▶ **What you need to do**
With the images removed, repeat the data below exactly.

Stored data
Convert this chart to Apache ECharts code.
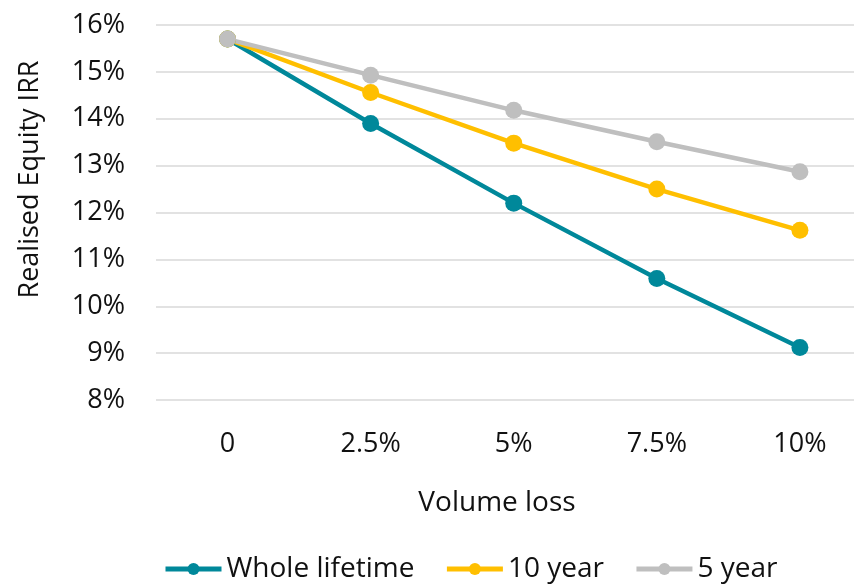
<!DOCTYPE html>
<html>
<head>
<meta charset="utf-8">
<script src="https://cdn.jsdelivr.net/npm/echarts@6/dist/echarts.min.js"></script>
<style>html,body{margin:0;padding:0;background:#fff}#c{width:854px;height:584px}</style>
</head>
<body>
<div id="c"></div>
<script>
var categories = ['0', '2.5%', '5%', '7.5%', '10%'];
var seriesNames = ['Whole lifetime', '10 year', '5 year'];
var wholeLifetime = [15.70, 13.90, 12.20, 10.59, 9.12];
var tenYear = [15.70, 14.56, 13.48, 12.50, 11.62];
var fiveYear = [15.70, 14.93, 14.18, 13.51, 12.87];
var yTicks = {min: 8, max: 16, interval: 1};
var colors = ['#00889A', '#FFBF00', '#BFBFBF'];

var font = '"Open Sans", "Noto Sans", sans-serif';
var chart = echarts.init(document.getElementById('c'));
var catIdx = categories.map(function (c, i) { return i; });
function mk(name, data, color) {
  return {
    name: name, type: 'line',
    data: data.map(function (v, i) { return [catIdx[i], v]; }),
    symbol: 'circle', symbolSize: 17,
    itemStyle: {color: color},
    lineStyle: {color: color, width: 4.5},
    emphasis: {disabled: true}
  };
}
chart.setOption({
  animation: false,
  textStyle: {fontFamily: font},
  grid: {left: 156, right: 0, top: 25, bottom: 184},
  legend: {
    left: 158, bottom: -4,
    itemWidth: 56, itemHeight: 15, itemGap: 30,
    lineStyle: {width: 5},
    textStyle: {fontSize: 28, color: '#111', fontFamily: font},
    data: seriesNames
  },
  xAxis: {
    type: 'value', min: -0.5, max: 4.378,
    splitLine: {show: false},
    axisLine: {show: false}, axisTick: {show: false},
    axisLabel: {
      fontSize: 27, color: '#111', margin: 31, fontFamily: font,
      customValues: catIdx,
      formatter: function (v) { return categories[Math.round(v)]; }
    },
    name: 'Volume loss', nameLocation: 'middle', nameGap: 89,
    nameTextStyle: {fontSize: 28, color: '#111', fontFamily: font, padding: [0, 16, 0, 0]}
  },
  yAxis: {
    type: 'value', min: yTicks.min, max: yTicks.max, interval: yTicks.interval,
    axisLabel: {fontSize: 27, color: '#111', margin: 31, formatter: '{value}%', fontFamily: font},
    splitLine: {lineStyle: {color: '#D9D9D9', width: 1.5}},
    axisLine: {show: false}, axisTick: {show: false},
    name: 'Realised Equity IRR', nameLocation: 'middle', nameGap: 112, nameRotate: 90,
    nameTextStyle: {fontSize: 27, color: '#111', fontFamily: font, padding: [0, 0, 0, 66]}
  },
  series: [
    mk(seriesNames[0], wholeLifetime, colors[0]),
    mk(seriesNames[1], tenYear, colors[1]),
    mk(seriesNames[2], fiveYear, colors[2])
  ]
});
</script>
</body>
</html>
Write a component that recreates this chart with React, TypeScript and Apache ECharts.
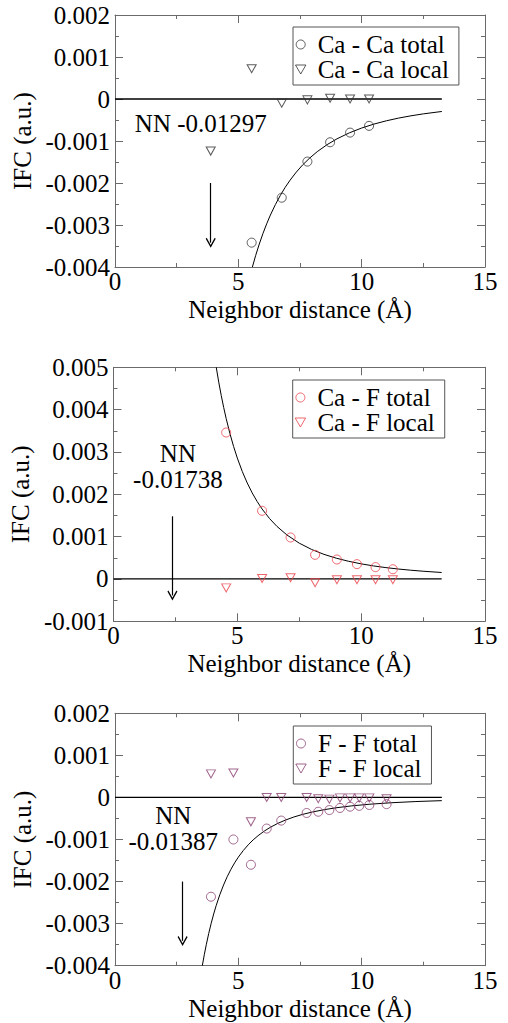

▶ **Task response**
Convert this chart to Apache ECharts code.
<!DOCTYPE html>
<html>
<head>
<meta charset="utf-8">
<script src="https://cdn.jsdelivr.net/npm/echarts@6/dist/echarts.min.js"></script>
<style>html,body{margin:0;padding:0;background:#fff}#c{width:854px;height:584px}</style>
</head>
<body>
<div id="c"></div>
<script>
var categories = ['0', '2.5%', '5%', '7.5%', '10%'];
var seriesNames = ['Whole lifetime', '10 year', '5 year'];
var wholeLifetime = [15.70, 13.90, 12.20, 10.59, 9.12];
var tenYear = [15.70, 14.56, 13.48, 12.50, 11.62];
var fiveYear = [15.70, 14.93, 14.18, 13.51, 12.87];
var yTicks = {min: 8, max: 16, interval: 1};
var colors = ['#00889A', '#FFBF00', '#BFBFBF'];

var font = '"Open Sans", "Noto Sans", sans-serif';
var chart = echarts.init(document.getElementById('c'));
var catIdx = categories.map(function (c, i) { return i; });
function mk(name, data, color) {
  return {
    name: name, type: 'line',
    data: data.map(function (v, i) { return [catIdx[i], v]; }),
    symbol: 'circle', symbolSize: 17,
    itemStyle: {color: color},
    lineStyle: {color: color, width: 4.5},
    emphasis: {disabled: true}
  };
}
chart.setOption({
  animation: false,
  textStyle: {fontFamily: font},
  grid: {left: 156, right: 0, top: 25, bottom: 184},
  legend: {
    left: 158, bottom: -4,
    itemWidth: 56, itemHeight: 15, itemGap: 30,
    lineStyle: {width: 5},
    textStyle: {fontSize: 28, color: '#111', fontFamily: font},
    data: seriesNames
  },
  xAxis: {
    type: 'value', min: -0.5, max: 4.378,
    splitLine: {show: false},
    axisLine: {show: false}, axisTick: {show: false},
    axisLabel: {
      fontSize: 27, color: '#111', margin: 31, fontFamily: font,
      customValues: catIdx,
      formatter: function (v) { return categories[Math.round(v)]; }
    },
    name: 'Volume loss', nameLocation: 'middle', nameGap: 89,
    nameTextStyle: {fontSize: 28, color: '#111', fontFamily: font, padding: [0, 16, 0, 0]}
  },
  yAxis: {
    type: 'value', min: yTicks.min, max: yTicks.max, interval: yTicks.interval,
    axisLabel: {fontSize: 27, color: '#111', margin: 31, formatter: '{value}%', fontFamily: font},
    splitLine: {lineStyle: {color: '#D9D9D9', width: 1.5}},
    axisLine: {show: false}, axisTick: {show: false},
    name: 'Realised Equity IRR', nameLocation: 'middle', nameGap: 112, nameRotate: 90,
    nameTextStyle: {fontSize: 27, color: '#111', fontFamily: font, padding: [0, 0, 0, 66]}
  },
  series: [
    mk(seriesNames[0], wholeLifetime, colors[0]),
    mk(seriesNames[1], tenYear, colors[1]),
    mk(seriesNames[2], fiveYear, colors[2])
  ]
});
</script>
</body>
</html>
Write a component that recreates this chart with React, TypeScript and Apache ECharts.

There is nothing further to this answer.